-------- Record extracts

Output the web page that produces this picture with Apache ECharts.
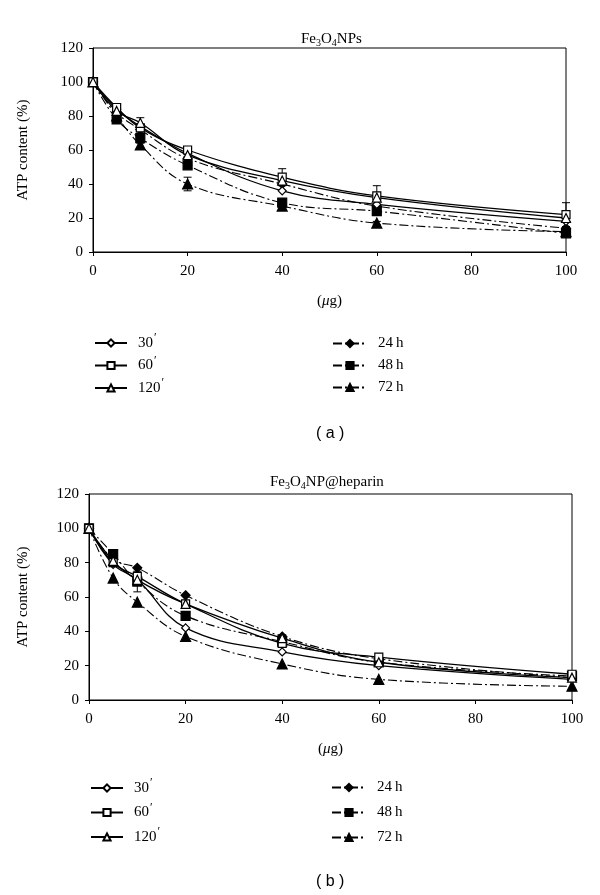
<!DOCTYPE html>
<html>
<head>
<meta charset="utf-8">
<script src="https://cdn.jsdelivr.net/npm/echarts@6/dist/echarts.min.js"></script>
<style>html,body{margin:0;padding:0;background:#fff;}#c{width:600px;height:895px;}</style>
</head>
<body>
<div id="c"></div>
<script>
// ---- data ----
const doses = [0, 5, 10, 20, 40, 60, 100];
const xTicks = [0, 20, 40, 60, 80, 100];
const yTicks = [0, 20, 40, 60, 80, 100, 120];
const seriesNames = ['30', '60', '120', '24\u2009h', '48\u2009h', '72\u2009h'];
// (a) Fe3O4NPs
const a30  = [100, 84, 74, 58, 36, 28, 18];
const a60  = [100, 85, 73, 60, 44, 33, 22];
const a120 = [100, 83, 76, 57, 42, 32, 20];
const a24  = [100, 82, 72, 55, 40, 27, 14];
const a48  = [100, 78, 67, 51, 29, 24, 11];
const a72  = [100, 80, 63, 40, 27, 17, 12];
// error bars (a)
const aErr60 = [0, 2, 6, 2, 5, 6, 7];
const aErr48 = [0, 2, 3, 2, 2, 2, 1];
const aErr72 = [0, 2, 2, 4, 2, 1, 1];
// (b) Fe3O4NP@heparin
const b30  = [100, 79, 70, 42, 28, 20, 12];
const b60  = [100, 80, 72, 56, 33, 25, 15];
const b120 = [100, 81, 70, 56, 36, 22, 13];
const b24  = [100, 82, 77, 61, 37, 24, 13];
const b48  = [100, 85, 69, 49, 34, 22, 14];
const b72  = [100, 71, 57, 37, 21, 12, 8];
// error bars (b)
const bErr48  = [0, 2, 6, 2, 2, 2, 1];
const bErr120 = [0, 3, 3, 2, 2, 1, 1];

const SERIF = '"Liberation Serif", "DejaVu Serif", serif';
const DASHDOT = [9, 3, 2, 3];

const styles = [
  {symbol: 'diamond', size: 8, open: true},
  {symbol: 'rect', size: 8, open: true},
  {symbol: 'triangle', size: 9, open: true},
  {symbol: 'diamond', size: 9, open: false},
  {symbol: 'rect', size: 9, open: false},
  {symbol: 'triangle', size: 10, open: false}
];

function pairs(vals) { return doses.map((d, i) => [d, vals[i]]); }

function lineSeries(gi, idx, vals) {
  const st = styles[idx];
  return {
    type: 'line', name: seriesNames[idx], xAxisIndex: gi, yAxisIndex: gi,
    data: pairs(vals), smooth: 0.4, symbol: st.symbol, symbolSize: st.size,
    showAllSymbol: true,
    lineStyle: {color: '#000', width: st.open ? 1.3 : 1.1, type: st.open ? 'solid' : DASHDOT},
    itemStyle: {color: st.open ? '#fff' : '#000', borderColor: '#000', borderWidth: 1.2},
    emphasis: {disabled: true}, animation: false, z: st.open ? 3 : 2
  };
}

function errSeries(gi, vals, errs) {
  const d = [];
  doses.forEach((x, i) => { if (errs[i] > 0) d.push([x, vals[i] - errs[i], vals[i] + errs[i]]); });
  return {
    type: 'custom', xAxisIndex: gi, yAxisIndex: gi, data: d, animation: false, z: 1,
    renderItem: function (params, api) {
      const x = api.value(0);
      const lo = api.coord([x, api.value(1)]);
      const hi = api.coord([x, api.value(2)]);
      const w = 4;
      return {type: 'group', children: [
        {type: 'line', shape: {x1: lo[0], y1: lo[1], x2: hi[0], y2: hi[1]}, style: {stroke: '#000', lineWidth: 1}},
        {type: 'line', shape: {x1: hi[0] - w, y1: hi[1], x2: hi[0] + w, y2: hi[1]}, style: {stroke: '#000', lineWidth: 1}},
        {type: 'line', shape: {x1: lo[0] - w, y1: lo[1], x2: lo[0] + w, y2: lo[1]}, style: {stroke: '#000', lineWidth: 1}}
      ]};
    }
  };
}

function xAxis(gi, gap) {
  return {
    type: 'value', gridIndex: gi, min: xTicks[0], max: xTicks[xTicks.length - 1], interval: 20,
    name: '({mu|\u03bc}g)', nameLocation: 'middle', nameGap: gap,
    nameTextStyle: {fontFamily: SERIF, fontSize: 15, color: '#000',
      rich: {mu: {fontFamily: SERIF, fontStyle: 'italic', fontSize: 15, color: '#000'}}},
    axisLine: {lineStyle: {color: '#000', width: 1}},
    axisTick: {show: true, inside: false, length: 4, lineStyle: {color: '#000'}},
    axisLabel: {fontFamily: SERIF, fontSize: 15, color: '#000', margin: 12},
    splitLine: {show: false}
  };
}
function yAxis(gi, gap) {
  return {
    type: 'value', gridIndex: gi, min: yTicks[0], max: yTicks[yTicks.length - 1], interval: 20,
    name: 'ATP content (%)', nameLocation: 'middle', nameGap: gap, nameRotate: 90,
    nameTextStyle: {fontFamily: SERIF, fontSize: 15, color: '#000'},
    axisLine: {lineStyle: {color: '#000', width: 1}},
    axisTick: {show: true, inside: false, length: 4, lineStyle: {color: '#000'}},
    axisLabel: {fontFamily: SERIF, fontSize: 15, color: '#000', margin: 10},
    splitLine: {show: false}
  };
}

function legend(left, top, names, itemWidth, gap) {
  return {
    orient: 'vertical', left: left, top: top, data: names, itemWidth: itemWidth, itemHeight: 9,
    itemGap: gap, selectedMode: false,
    textStyle: {fontFamily: SERIF, fontSize: 15, color: '#000', padding: [0, 0, 0, 6],
      rich: {n: {fontFamily: SERIF, fontSize: 15, color: '#000'},
             p: {fontFamily: SERIF, fontSize: 12, color: '#000', padding: [0, 0, 10, 1]}}},
    formatter: function (name) {
      if (name.indexOf('h') >= 0) return name;
      return '{n|' + name + '}{p|\u2032}';
    }
  };
}

function titleText(x, y, tail) {
  return {
    type: 'text', left: x, top: y,
    style: {
      text: 'Fe{s|3}O{s|4}' + tail, fill: '#000', font: '15px ' + SERIF,
      rich: {s: {fontFamily: SERIF, fontSize: 10, fill: '#000', padding: [7, 0, 0, 0]}}
    }
  };
}

const series = [];
[a30, a60, a120, a24, a48, a72].forEach((v, i) => series.push(lineSeries(0, i, v)));
[b30, b60, b120, b24, b48, b72].forEach((v, i) => series.push(lineSeries(1, i, v)));
series.push(errSeries(0, a60, aErr60), errSeries(0, a48, aErr48), errSeries(0, a72, aErr72));
series.push(errSeries(1, b48, bErr48), errSeries(1, b120, bErr120));

const option = {
  backgroundColor: '#fff',
  animation: false,
  grid: [
    {left: 93, top: 48, width: 473, height: 204, show: true, borderColor: '#000', borderWidth: 1, backgroundColor: 'transparent'},
    {left: 89, top: 494, width: 483, height: 206, show: true, borderColor: '#000', borderWidth: 1, backgroundColor: 'transparent'}
  ],
  xAxis: [xAxis(0, 42), xAxis(1, 42)],
  yAxis: [yAxis(0, 62), yAxis(1, 58)],
  legend: [
    legend(89, 327, seriesNames.slice(0, 3), 32, 4),
    legend(327, 331, seriesNames.slice(3), 34, 7),
    legend(85, 772, seriesNames.slice(0, 3), 32, 6),
    legend(326, 775, seriesNames.slice(3), 34, 10)
  ],
  graphic: [
    titleText(301, 32, 'NPs'),
    titleText(270, 475, 'NP@heparin'),
    {type: 'text', left: 316, top: 426, style: {text: '( a )', fill: '#000', font: '16px "Liberation Sans", Arial, sans-serif'}},
    {type: 'text', left: 316, top: 874, style: {text: '( b )', fill: '#000', font: '16px "Liberation Sans", Arial, sans-serif'}}
  ],
  series: series
};

const chart = echarts.init(document.getElementById('c'), null, {renderer: 'canvas'});
chart.setOption(option);
</script>
</body>
</html>
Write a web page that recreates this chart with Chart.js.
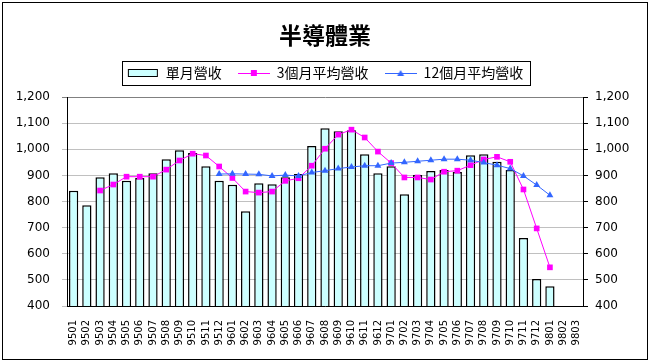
<!DOCTYPE html>
<html>
<head>
<meta charset="utf-8">
<title>半導體業</title>
<script src="https://cdn.jsdelivr.net/npm/chart.js@4.4.1/dist/chart.umd.min.js"></script>
<style>
  body { margin: 0; background: #fff; }
</style>
</head>
<body>
<canvas id="barChart" width="650" height="364"></canvas>
<script>
// Month labels (ROC year + month)
const labels = [
    '9501', '9502', '9503', '9504', '9505', '9506', '9507', '9508', '9509', '9510', '9511', '9512',
    '9601', '9602', '9603', '9604', '9605', '9606', '9607', '9608', '9609', '9610', '9611', '9612',
    '9701', '9702', '9703', '9704', '9705', '9706', '9707', '9708', '9709', '9710', '9711', '9712',
    '9801', '9802', '9803'
];

// Monthly revenue (bars)
const monthly = [
    841, 786, 893, 908, 879, 890, 908, 962, 996, 986, 935, 879,
    864, 763, 870, 866, 893, 905, 1012, 1080, 1069, 1073, 981, 908,
    935, 828, 901, 917, 921, 913, 977, 981, 952, 921, 660, 503,
    476, null, null
];

// 3 month average
const avg3 = [
    null, null, 842, 865, 895, 895, 895, 922, 957, 983, 976, 934,
    890, 838, 834, 838, 879, 889, 937, 1002, 1056, 1075, 1045, 991,
    947, 892, 892, 884, 914, 918, 939, 961, 971, 952, 846, 697,
    548, null, null
];

// 12 month average
const avg12 = [
    null, null, null, null, null, null, null, null, null, null, null, 905,
    906, 905, 904, 898, 901, 898, 911, 918, 926, 932, 937, 937,
    947, 950, 954, 958, 962, 962, 958, 949, 939, 926, 898, 863,
    824, null, null
];

// Y axis range
const yMin = 400;
const yMax = 1200;
const yStep = 100;

const seriesNames = ['單月營收', '3個月平均營收', '12個月平均營收'];

const barColor = '#CCFFFF';
const pinkColor = '#FF00FF';
const blueColor = '#3366FF';

// Small legend pictures, like the ones in Excel
function makeSwatch(kind) {
    const c = document.createElement('canvas');
    c.width = 32;
    c.height = 10;
    const g = c.getContext('2d');
    if (kind === 'bar') {
        g.fillStyle = barColor;
        g.fillRect(1, 1, 30, 8);
        g.strokeStyle = '#000';
        g.lineWidth = 1;
        g.strokeRect(1.5, 1.5, 29, 7);
        return c;
    }
    const col = kind === 'square' ? pinkColor : blueColor;
    g.strokeStyle = col;
    g.fillStyle = col;
    g.lineWidth = 1;
    g.beginPath();
    g.moveTo(0, 5.5);
    g.lineTo(32, 5.5);
    g.stroke();
    if (kind === 'square') {
        g.fillRect(13, 2, 6, 6);
    } else {
        g.beginPath();
        g.moveTo(16, 2);
        g.lineTo(19.5, 8);
        g.lineTo(12.5, 8);
        g.closePath();
        g.fill();
    }
    return c;
}
const swatches = [makeSwatch('bar'), makeSwatch('square'), makeSwatch('triangle')];

// Frame around the whole picture and around the legend
const frames = {
    id: 'frames',
    afterDraw(chart) {
        const ctx = chart.ctx;
        ctx.save();
        ctx.strokeStyle = '#000';
        ctx.lineWidth = 1;
        ctx.strokeRect(2.5, 2.5, 645, 357);

        const boxes = chart.legend.legendHitBoxes;
        if (boxes && boxes.length) {
            let left = Infinity, right = -Infinity, top = Infinity, bottom = -Infinity;
            boxes.forEach(b => {
                left = Math.min(left, b.left);
                right = Math.max(right, b.left + b.width);
                top = Math.min(top, b.top);
                bottom = Math.max(bottom, b.top + b.height);
            });
            ctx.strokeRect(Math.round(left - 5) + 0.5, Math.round(top - 5) + 0.5,
                Math.round(right - left + 12), Math.round(bottom - top + 10));
        }
        ctx.restore();
    }
};

const axisFont = { family: "'DejaVu Sans'", size: 12 };

const ctx = document.getElementById('barChart').getContext('2d');
const chart = new Chart(ctx, {
    type: 'bar',
    data: {
        labels: labels,
        datasets: [
            {
                type: 'bar',
                label: seriesNames[0],
                data: monthly,
                backgroundColor: barColor,
                borderColor: '#000',
                borderWidth: 1.5,
                borderSkipped: 'start',
                categoryPercentage: 1,
                barPercentage: 0.7,
                yAxisID: 'y',
                order: 2
            },
            {
                type: 'line',
                label: seriesNames[1],
                data: avg3,
                borderColor: pinkColor,
                backgroundColor: pinkColor,
                borderWidth: 1,
                pointStyle: 'rect',
                pointRadius: 4,
                pointBorderWidth: 0,
                tension: 0,
                yAxisID: 'y',
                order: 1
            },
            {
                type: 'line',
                label: seriesNames[2],
                data: avg12,
                borderColor: blueColor,
                backgroundColor: blueColor,
                borderWidth: 1,
                pointStyle: 'triangle',
                pointRadius: 4,
                pointBorderWidth: 0,
                tension: 0,
                yAxisID: 'y',
                order: 0
            }
        ]
    },
    options: {
        responsive: false,
        animation: false,
        devicePixelRatio: 1,
        layout: {
            padding: { left: 3, right: 3, top: 0, bottom: 0 }
        },
        plugins: {
            title: {
                display: true,
                text: '半導體業',
                color: '#000',
                font: { family: "'Noto Sans CJK TC'", size: 23, weight: 'bold', lineHeight: 1.2 },
                padding: { top: 21, bottom: 1.4 }
            },
            // empty spacer between legend and plot
            subtitle: {
                display: true,
                text: '',
                weight: 500,
                font: { size: 7, lineHeight: 1 },
                padding: 0
            },
            legend: {
                display: true,
                position: 'top',
                labels: {
                    usePointStyle: true,
                    pointStyleWidth: 32,
                    boxHeight: 10,
                    padding: 16,
                    color: '#000',
                    font: { family: "'Noto Sans CJK TC'", size: 14 },
                    generateLabels: chart => chart.data.datasets.map((ds, i) => ({
                        text: ds.label,
                        pointStyle: swatches[i],
                        fillStyle: 'transparent',
                        strokeStyle: 'transparent',
                        lineWidth: 0,
                        fontColor: '#000',
                        hidden: false,
                        datasetIndex: i
                    }))
                }
            },
            tooltip: { enabled: false }
        },
        scales: {
            x: {
                grid: { display: false, drawTicks: false },
                border: { color: '#000', width: 1 },
                ticks: {
                    autoSkip: false,
                    minRotation: 90,
                    maxRotation: 90,
                    padding: 14,
                    color: '#000',
                    font: { family: "'DejaVu Sans'", size: 10 }
                },
                afterFit: s => { s.height = 58; }
            },
            y: {
                position: 'left',
                min: yMin,
                max: yMax,
                grid: {
                    color: c => (c.tick && c.tick.value === yMax ? '#808080' : '#C0C0C0'),
                    tickLength: 5
                },
                border: { color: '#000', width: 1 },
                ticks: {
                    stepSize: yStep,
                    padding: 12,
                    color: '#000',
                    font: axisFont,
                    callback: v => v.toLocaleString('en-US')
                },
                afterFit: s => { s.width = 64; }
            },
            y2: {
                position: 'right',
                min: yMin,
                max: yMax,
                grid: { drawOnChartArea: false, color: '#000', tickLength: 5 },
                border: { color: '#000', width: 1 },
                ticks: {
                    stepSize: yStep,
                    padding: 7,
                    color: '#000',
                    font: axisFont,
                    callback: v => v.toLocaleString('en-US')
                },
                afterFit: s => { s.width = 64; }
            }
        }
    },
    plugins: [frames]
});
</script>
</body>
</html>
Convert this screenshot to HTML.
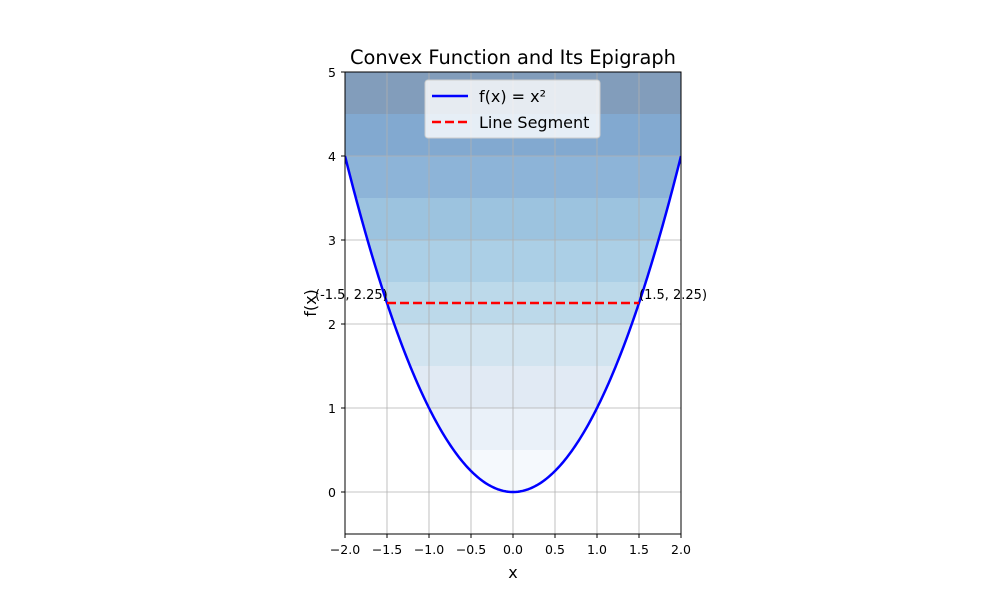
<!DOCTYPE html>
<html><head><meta charset="utf-8"><style>
body{margin:0;background:#fff;}
svg{font-family:"DejaVu Sans","Liberation Sans",sans-serif;}
</style></head><body>
<svg width="1000" height="600" viewBox="0 0 1000 600">
<defs><clipPath id="epi"><path id="epiPath"/></clipPath><clipPath id="plot"><rect x="345" y="72" width="336" height="462"/></clipPath></defs>
<g id="bands" clip-path="url(#epi)"></g>
<g id="grid"></g>
<g id="marks" clip-path="url(#plot)"></g>
<rect x="345" y="72" width="336" height="462" fill="none" stroke="#000" stroke-width="1"/>
<g id="ticks" font-size="12.5" fill="#000"></g>
<text x="513" y="64" text-anchor="middle" font-size="19.4">Convex Function and Its Epigraph</text>
<text x="513" y="578" text-anchor="middle" font-size="16">x</text>
<text transform="translate(316,303) rotate(-90)" text-anchor="middle" font-size="16">f(x)</text>
<g>
<rect x="425" y="80" width="175" height="58" rx="3" fill="#fff" fill-opacity="0.8" stroke="#ccc"/>
<line x1="432" y1="96" x2="468" y2="96" stroke="#0000ff" stroke-width="2.5"/>
<text x="479" y="102" font-size="16">f(x) = x²</text>
<line x1="432" y1="122" x2="468" y2="122" stroke="#ff0000" stroke-width="2.5" stroke-dasharray="9,4"/>
<text x="479" y="128" font-size="16">Line Segment</text>
</g>
</svg>
<script>
const bandLevels=[0,0.5,1,1.5,2,2.5,3,3.5,4,4.5,5];
const bandColors=["#f5f9fd","#eaf1f9","#e1eaf4","#d2e4f0","#bcd9ea","#abcfe6","#9cc3df","#8db4d8","#82a9d0","#829dbb"];
const xTicks=[-2,-1.5,-1,-0.5,0,0.5,1,1.5,2];
const yTicks=[0,1,2,3,4,5];
const segX=[-1.5,1.5];
const segY=[2.25,2.25];
const NS="http://www.w3.org/2000/svg";
const X=v=>345+(v+2)*84, Y=v=>492-v*84;
function mk(t,a,p){const e=document.createElementNS(NS,t);for(const k in a)e.setAttribute(k,a[k]);p.appendChild(e);return e;}
let pts=[];for(let i=0;i<=200;i++){const x=-2+4*i/200;pts.push(X(x).toFixed(2)+","+Y(x*x).toFixed(2));}
document.getElementById('epiPath').setAttribute('d',"M"+X(-2)+","+Y(5)+" L"+pts.join(" L")+" L"+X(2)+","+Y(5)+"Z");
const bands=document.getElementById('bands');
for(let i=0;i<bandColors.length;i++){const r=mk('rect',{x:345,y:Y(bandLevels[i+1]),width:336,height:Y(bandLevels[i])-Y(bandLevels[i+1]),fill:bandColors[i]},bands);

}
const g=document.getElementById('grid'),tk=document.getElementById('ticks');
xTicks.forEach(v=>{const l=mk('line',{x1:X(v),x2:X(v),y1:72,y2:534,stroke:"#b0b0b0","stroke-width":0.8},g);


mk('line',{x1:X(v),x2:X(v),y1:534,y2:538,stroke:"#000"},tk);
const t=mk('text',{x:X(v),y:554,"text-anchor":"middle"},tk);t.textContent=v.toFixed(1).replace('-','−');

});
yTicks.forEach(v=>{const l=mk('line',{x1:345,x2:681,y1:Y(v),y2:Y(v),stroke:"#b0b0b0","stroke-width":0.8},g);


mk('line',{x1:341,x2:345,y1:Y(v),y2:Y(v),stroke:"#000"},tk);
const t=mk('text',{x:336,y:Y(v)+5,"text-anchor":"end"},tk);t.textContent=v;

});
const m=document.getElementById('marks');
const c=mk('polyline',{points:pts.join(" "),fill:"none",stroke:"#0000ff","stroke-width":2.5},m);


const s=mk('line',{x1:X(segX[0]),y1:Y(segY[0]),x2:X(segX[1]),y2:Y(segY[1]),stroke:"#ff0000","stroke-width":2.5,"stroke-dasharray":"9,4"},document.querySelector('svg'));


for(let i=0;i<2;i++){const t=mk('text',{x:X(segX[i])+(i?0:-72),y:Y(segY[i])-4,"font-size":13},document.querySelector('svg'));
t.textContent="("+segX[i]+", "+segY[i]+")";

}
</script>
</body></html>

----------------

→ **Request**:
Identify the lines above that contain the word "page", then copy them.

→ **Task solution**:
Output the web page that produces this picture with Apache ECharts.
Write a web page that recreates this chart with Chart.js.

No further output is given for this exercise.